### Given exercise
Pull out every line in the data that has the string "diagram" in it.

### Input records

----------

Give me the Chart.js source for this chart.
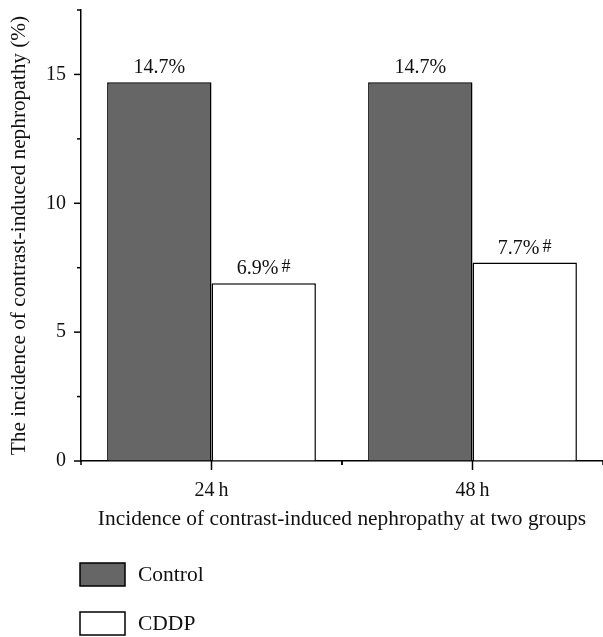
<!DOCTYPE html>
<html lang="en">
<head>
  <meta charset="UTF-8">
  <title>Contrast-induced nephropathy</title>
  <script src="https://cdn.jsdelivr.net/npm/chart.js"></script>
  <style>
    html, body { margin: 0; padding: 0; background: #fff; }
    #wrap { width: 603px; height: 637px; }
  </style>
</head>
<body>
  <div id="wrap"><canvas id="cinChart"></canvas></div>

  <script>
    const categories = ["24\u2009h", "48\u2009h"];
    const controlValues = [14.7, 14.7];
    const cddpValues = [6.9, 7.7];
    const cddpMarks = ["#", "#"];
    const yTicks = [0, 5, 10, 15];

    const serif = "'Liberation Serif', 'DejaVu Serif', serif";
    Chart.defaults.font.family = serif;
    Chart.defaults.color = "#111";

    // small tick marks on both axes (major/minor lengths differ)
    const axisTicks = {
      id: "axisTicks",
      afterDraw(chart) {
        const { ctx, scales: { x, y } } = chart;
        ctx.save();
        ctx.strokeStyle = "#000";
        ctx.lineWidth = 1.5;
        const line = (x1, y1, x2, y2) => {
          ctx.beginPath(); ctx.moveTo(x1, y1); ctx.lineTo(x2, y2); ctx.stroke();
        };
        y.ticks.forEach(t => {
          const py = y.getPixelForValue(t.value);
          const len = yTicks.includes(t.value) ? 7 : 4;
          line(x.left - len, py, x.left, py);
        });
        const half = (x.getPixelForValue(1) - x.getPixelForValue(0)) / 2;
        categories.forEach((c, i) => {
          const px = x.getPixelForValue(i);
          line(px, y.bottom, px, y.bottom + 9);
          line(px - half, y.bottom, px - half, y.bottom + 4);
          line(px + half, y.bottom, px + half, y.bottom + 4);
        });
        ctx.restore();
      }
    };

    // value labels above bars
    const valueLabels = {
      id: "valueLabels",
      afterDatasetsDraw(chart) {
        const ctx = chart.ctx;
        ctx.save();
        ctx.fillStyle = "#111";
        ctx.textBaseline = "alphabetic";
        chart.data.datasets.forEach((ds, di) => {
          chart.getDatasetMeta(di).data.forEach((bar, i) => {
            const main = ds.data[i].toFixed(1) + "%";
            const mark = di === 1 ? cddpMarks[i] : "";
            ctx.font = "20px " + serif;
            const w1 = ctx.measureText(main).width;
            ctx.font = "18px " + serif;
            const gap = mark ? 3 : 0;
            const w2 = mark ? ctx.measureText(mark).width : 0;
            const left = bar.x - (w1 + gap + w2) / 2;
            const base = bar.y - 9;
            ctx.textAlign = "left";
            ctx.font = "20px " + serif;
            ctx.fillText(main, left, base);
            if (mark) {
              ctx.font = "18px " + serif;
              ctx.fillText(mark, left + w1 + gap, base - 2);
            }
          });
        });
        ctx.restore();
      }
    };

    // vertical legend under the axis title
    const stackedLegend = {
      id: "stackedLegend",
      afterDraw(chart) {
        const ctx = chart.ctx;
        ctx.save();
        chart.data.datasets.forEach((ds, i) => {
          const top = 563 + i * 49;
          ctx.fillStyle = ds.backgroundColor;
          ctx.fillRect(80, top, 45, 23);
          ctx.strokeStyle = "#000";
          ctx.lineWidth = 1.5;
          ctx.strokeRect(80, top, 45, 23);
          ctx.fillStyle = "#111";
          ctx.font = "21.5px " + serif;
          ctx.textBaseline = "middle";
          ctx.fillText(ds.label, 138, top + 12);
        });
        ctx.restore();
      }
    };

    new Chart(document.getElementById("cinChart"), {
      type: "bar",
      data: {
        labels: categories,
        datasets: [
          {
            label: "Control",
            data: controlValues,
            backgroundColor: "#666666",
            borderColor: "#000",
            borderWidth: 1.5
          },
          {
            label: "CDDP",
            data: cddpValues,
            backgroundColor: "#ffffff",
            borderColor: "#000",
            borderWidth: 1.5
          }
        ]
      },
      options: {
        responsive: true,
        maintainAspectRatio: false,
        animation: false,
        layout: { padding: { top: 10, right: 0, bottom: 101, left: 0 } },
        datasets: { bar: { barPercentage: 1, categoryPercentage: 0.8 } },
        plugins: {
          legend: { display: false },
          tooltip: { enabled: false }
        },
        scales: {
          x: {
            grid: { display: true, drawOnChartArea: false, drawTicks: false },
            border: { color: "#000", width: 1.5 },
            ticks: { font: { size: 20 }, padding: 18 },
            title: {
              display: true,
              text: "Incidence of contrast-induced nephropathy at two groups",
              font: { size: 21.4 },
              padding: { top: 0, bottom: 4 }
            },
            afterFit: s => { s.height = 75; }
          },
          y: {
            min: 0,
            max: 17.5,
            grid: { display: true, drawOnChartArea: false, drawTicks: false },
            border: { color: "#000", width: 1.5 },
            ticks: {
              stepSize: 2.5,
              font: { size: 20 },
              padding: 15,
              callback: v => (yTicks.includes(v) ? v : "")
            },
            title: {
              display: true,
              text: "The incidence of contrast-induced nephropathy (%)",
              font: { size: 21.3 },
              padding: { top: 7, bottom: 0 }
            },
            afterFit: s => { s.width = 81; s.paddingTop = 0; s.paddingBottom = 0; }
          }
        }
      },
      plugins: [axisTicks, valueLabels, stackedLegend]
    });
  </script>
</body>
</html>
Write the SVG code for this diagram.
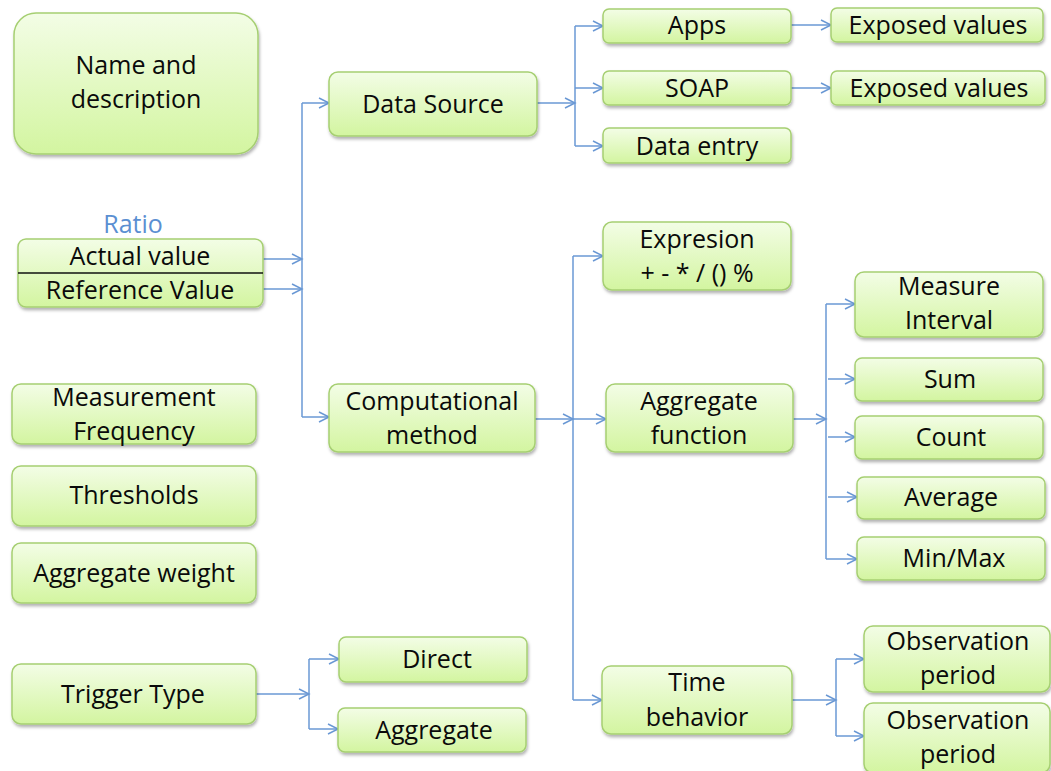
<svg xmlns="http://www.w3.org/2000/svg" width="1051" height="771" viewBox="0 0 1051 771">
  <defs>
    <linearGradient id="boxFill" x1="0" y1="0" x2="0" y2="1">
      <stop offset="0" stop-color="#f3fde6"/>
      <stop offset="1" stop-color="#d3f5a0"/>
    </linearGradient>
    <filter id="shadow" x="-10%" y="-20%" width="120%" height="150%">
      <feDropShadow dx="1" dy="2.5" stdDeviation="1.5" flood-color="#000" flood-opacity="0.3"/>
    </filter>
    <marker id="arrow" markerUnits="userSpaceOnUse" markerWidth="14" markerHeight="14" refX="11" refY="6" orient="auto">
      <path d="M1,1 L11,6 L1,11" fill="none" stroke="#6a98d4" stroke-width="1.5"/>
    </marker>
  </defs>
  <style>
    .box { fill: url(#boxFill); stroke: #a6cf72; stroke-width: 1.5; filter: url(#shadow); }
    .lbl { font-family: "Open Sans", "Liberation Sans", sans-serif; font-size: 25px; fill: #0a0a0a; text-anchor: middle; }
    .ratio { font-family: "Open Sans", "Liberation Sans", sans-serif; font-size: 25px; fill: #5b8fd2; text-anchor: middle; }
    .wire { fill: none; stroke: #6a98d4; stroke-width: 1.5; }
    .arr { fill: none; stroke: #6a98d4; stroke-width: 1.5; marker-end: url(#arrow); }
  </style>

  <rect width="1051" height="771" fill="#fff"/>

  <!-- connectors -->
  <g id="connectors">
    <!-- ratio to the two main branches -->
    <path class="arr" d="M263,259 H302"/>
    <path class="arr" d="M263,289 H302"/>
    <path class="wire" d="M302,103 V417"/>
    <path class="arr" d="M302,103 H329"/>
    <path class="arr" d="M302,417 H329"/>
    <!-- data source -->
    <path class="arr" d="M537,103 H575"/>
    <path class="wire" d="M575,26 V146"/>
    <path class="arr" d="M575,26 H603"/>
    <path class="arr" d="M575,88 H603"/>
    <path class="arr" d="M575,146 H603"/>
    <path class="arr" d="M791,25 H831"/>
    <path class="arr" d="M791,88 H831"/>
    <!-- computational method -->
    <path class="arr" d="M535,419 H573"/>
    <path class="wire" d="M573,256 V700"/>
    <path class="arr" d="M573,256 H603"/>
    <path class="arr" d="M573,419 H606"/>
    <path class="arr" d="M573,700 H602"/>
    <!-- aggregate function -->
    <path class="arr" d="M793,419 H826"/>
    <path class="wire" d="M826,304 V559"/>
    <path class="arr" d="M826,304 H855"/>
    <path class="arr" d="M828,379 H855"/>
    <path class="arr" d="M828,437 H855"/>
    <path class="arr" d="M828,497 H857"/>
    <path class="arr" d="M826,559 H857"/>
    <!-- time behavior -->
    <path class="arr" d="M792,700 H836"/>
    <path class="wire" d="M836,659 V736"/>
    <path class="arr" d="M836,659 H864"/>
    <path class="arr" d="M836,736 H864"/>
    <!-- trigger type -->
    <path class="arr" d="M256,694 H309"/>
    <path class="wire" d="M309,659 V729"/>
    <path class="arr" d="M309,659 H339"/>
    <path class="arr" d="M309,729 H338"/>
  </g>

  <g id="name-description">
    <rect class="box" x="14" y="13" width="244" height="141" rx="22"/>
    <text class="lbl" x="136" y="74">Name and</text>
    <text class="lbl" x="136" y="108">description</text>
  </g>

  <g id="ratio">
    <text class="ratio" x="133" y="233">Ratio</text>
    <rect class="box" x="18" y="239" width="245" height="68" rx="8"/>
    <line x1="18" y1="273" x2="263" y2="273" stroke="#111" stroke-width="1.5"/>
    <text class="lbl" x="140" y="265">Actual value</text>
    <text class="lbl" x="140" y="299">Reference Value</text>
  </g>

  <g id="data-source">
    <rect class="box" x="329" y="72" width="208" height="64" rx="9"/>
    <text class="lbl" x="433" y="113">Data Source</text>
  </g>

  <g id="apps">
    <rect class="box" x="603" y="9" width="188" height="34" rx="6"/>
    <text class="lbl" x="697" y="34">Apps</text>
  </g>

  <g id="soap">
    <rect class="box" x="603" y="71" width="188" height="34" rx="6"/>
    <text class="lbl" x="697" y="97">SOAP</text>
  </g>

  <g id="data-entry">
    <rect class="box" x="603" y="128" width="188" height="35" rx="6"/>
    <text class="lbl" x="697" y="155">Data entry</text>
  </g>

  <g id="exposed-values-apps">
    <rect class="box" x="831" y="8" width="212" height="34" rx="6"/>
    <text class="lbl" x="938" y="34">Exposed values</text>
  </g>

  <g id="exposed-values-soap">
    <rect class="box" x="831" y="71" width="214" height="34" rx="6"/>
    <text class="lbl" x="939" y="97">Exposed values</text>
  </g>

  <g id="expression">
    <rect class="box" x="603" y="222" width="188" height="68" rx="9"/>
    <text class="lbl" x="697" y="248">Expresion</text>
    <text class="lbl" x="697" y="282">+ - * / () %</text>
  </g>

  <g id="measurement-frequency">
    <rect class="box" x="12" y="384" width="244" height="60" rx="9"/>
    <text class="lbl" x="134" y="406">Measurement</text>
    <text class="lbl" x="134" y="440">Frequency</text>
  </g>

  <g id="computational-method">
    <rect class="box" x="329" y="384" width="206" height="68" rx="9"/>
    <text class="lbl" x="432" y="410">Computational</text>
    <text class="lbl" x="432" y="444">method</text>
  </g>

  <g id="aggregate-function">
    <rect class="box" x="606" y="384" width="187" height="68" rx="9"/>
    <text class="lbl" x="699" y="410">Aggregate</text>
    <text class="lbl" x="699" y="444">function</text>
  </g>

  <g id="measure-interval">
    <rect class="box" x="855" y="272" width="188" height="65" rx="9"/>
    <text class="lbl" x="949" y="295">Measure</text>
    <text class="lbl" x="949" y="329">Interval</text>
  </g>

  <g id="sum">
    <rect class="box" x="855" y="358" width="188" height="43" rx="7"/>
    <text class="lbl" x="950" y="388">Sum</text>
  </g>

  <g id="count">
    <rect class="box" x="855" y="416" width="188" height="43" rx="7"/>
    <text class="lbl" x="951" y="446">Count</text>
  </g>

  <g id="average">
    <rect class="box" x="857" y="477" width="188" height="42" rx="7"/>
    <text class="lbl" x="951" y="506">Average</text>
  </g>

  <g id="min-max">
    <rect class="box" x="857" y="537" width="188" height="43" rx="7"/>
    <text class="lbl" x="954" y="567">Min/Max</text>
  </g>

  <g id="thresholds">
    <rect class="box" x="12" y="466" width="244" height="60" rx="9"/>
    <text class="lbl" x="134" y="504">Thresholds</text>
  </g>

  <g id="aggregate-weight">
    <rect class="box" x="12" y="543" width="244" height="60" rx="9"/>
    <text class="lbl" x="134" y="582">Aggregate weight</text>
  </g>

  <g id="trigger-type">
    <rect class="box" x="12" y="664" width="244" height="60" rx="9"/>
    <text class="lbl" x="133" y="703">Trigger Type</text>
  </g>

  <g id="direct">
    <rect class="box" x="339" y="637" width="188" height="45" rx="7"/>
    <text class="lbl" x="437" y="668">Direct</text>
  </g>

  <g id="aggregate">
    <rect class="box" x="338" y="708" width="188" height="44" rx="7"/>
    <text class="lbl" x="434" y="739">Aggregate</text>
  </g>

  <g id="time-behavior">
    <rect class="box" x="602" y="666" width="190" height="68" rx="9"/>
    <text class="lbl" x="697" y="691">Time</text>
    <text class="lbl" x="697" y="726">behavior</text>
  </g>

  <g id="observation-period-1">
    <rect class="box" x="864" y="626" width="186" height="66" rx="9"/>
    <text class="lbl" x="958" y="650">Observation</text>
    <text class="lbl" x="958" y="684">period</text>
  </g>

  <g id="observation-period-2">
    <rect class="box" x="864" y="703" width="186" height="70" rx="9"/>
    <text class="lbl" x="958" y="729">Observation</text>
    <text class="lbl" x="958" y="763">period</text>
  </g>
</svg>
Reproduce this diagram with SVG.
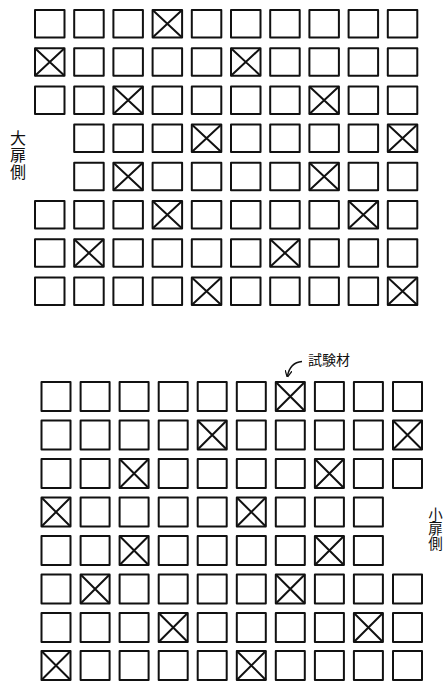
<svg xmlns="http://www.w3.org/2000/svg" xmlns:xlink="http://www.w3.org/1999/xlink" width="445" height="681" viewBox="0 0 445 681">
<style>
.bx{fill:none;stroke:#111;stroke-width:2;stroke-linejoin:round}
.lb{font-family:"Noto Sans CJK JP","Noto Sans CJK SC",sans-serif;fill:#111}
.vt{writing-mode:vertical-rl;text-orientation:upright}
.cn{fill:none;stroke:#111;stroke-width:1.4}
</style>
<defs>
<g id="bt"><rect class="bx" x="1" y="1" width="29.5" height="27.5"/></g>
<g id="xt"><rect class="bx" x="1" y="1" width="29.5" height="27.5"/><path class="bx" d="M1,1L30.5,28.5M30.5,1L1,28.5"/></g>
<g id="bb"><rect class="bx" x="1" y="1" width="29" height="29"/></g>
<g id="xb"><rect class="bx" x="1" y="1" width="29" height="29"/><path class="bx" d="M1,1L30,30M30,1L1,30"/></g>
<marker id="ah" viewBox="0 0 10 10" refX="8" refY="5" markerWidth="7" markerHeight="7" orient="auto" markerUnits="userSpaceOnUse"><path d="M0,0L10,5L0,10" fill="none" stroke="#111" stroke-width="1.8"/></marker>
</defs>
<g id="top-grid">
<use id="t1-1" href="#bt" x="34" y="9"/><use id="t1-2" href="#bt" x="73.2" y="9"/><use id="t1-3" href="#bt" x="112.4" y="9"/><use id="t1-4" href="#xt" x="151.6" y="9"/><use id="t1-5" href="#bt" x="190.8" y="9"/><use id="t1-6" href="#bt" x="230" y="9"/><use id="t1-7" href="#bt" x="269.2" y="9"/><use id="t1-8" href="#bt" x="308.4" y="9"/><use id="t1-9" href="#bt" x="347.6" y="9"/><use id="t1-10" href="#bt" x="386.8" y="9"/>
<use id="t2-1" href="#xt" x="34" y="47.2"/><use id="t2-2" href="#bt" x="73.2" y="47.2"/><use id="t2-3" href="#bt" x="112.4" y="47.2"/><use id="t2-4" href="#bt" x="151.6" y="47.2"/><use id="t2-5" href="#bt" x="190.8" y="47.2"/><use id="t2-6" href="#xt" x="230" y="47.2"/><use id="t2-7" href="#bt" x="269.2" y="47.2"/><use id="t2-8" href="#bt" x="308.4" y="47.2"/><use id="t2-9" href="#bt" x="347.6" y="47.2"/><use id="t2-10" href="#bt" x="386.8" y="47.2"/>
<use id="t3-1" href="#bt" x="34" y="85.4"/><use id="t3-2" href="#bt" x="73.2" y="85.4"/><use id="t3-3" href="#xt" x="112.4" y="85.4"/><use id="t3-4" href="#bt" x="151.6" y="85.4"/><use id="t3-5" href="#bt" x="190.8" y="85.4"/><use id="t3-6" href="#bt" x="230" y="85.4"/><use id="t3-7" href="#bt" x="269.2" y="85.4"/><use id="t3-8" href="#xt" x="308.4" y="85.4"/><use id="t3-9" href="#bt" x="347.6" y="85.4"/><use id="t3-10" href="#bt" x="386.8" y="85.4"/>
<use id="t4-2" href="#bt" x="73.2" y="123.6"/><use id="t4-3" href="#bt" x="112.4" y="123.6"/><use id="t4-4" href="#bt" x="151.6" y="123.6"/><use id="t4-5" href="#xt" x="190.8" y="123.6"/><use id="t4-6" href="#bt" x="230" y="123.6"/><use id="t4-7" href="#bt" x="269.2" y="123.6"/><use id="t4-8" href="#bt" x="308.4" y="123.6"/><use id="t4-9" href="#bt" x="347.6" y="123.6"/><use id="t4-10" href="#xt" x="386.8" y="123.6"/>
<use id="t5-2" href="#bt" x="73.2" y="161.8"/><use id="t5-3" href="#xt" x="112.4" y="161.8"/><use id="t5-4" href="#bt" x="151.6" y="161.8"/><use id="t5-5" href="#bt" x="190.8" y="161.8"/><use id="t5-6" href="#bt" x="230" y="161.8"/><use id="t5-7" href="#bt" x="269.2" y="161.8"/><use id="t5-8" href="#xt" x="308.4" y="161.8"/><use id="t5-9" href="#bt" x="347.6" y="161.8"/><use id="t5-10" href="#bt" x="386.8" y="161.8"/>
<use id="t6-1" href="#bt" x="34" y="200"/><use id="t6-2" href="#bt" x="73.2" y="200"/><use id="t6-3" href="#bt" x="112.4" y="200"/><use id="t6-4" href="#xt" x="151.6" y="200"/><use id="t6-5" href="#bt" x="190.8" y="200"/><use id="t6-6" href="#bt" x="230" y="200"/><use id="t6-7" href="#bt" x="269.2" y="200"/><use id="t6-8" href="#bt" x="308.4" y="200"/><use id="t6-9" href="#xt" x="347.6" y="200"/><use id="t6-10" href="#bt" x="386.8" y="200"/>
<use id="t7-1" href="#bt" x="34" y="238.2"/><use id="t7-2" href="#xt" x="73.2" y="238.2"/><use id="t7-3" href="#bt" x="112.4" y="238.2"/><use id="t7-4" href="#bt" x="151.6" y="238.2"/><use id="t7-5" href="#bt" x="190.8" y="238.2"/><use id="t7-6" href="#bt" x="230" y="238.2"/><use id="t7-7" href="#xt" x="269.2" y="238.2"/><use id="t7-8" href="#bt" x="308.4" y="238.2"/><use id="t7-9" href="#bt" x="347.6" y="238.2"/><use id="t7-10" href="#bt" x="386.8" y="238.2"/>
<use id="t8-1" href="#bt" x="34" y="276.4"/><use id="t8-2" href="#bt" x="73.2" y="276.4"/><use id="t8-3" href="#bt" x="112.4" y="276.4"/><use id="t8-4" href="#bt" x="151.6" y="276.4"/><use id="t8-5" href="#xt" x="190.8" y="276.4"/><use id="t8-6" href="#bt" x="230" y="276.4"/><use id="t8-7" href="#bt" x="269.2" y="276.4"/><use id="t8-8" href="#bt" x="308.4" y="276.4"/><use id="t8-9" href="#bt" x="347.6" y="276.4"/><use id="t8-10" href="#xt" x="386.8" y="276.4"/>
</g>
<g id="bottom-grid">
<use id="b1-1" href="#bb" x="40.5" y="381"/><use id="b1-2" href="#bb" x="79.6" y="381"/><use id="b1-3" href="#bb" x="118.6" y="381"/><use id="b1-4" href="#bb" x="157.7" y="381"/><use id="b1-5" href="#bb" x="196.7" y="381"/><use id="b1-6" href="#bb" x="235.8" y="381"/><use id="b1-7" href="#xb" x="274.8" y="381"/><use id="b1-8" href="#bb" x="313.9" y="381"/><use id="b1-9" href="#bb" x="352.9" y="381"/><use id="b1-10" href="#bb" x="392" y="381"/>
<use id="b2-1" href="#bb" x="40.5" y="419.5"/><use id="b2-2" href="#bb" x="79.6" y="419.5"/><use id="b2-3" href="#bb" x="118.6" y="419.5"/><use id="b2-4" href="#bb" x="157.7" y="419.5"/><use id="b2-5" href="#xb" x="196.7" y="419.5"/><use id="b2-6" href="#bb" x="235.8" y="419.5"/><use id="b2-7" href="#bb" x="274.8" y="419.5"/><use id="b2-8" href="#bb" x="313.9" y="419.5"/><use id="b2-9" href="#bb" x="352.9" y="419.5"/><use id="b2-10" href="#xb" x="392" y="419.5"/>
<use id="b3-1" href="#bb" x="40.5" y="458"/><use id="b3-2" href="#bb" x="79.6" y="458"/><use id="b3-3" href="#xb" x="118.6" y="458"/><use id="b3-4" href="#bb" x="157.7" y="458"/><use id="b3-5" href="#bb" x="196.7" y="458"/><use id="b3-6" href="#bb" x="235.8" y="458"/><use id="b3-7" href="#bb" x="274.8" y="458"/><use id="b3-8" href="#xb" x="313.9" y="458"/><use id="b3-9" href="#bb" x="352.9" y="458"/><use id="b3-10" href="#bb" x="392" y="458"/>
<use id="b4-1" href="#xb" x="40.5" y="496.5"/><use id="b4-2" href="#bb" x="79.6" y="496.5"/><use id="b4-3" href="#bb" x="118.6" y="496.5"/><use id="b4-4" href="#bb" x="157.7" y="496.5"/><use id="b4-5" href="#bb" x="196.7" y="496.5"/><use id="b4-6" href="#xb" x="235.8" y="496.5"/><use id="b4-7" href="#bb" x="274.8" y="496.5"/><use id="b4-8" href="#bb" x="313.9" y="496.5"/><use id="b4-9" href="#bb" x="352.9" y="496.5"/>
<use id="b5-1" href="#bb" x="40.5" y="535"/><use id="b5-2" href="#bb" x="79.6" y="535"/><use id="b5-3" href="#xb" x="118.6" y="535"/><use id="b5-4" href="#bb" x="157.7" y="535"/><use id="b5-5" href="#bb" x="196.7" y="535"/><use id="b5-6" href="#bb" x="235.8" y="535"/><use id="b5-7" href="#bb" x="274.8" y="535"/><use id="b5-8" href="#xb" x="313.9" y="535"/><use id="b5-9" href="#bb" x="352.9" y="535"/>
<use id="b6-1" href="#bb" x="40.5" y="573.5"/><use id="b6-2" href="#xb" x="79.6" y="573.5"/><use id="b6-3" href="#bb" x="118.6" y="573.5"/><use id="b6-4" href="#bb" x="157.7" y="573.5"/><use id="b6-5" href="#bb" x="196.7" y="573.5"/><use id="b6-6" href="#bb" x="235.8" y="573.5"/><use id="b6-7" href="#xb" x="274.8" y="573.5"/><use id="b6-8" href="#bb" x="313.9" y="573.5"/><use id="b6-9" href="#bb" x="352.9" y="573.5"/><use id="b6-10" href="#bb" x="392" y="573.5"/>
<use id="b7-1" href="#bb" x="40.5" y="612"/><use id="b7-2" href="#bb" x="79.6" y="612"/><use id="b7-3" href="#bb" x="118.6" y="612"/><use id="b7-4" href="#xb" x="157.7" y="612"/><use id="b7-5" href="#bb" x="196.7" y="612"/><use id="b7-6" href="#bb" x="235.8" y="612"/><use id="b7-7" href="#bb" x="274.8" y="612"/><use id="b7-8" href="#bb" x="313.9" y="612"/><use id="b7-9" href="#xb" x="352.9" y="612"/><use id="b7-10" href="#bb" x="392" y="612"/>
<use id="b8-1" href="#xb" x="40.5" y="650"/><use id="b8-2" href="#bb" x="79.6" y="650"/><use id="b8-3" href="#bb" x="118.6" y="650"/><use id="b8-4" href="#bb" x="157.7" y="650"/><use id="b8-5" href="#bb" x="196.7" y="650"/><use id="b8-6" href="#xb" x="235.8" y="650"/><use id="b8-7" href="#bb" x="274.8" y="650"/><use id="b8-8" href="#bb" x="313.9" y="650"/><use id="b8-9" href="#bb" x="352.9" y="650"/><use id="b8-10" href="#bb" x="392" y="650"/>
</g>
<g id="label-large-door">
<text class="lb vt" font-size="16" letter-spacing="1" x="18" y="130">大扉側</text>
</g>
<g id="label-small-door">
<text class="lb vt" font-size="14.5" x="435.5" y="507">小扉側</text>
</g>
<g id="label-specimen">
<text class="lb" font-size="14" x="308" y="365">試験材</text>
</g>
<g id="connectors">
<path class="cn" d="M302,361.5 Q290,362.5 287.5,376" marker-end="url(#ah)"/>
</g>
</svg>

----------

### The completed task
Write the SVG code for this diagram.
Reproduce this diagram with SVG.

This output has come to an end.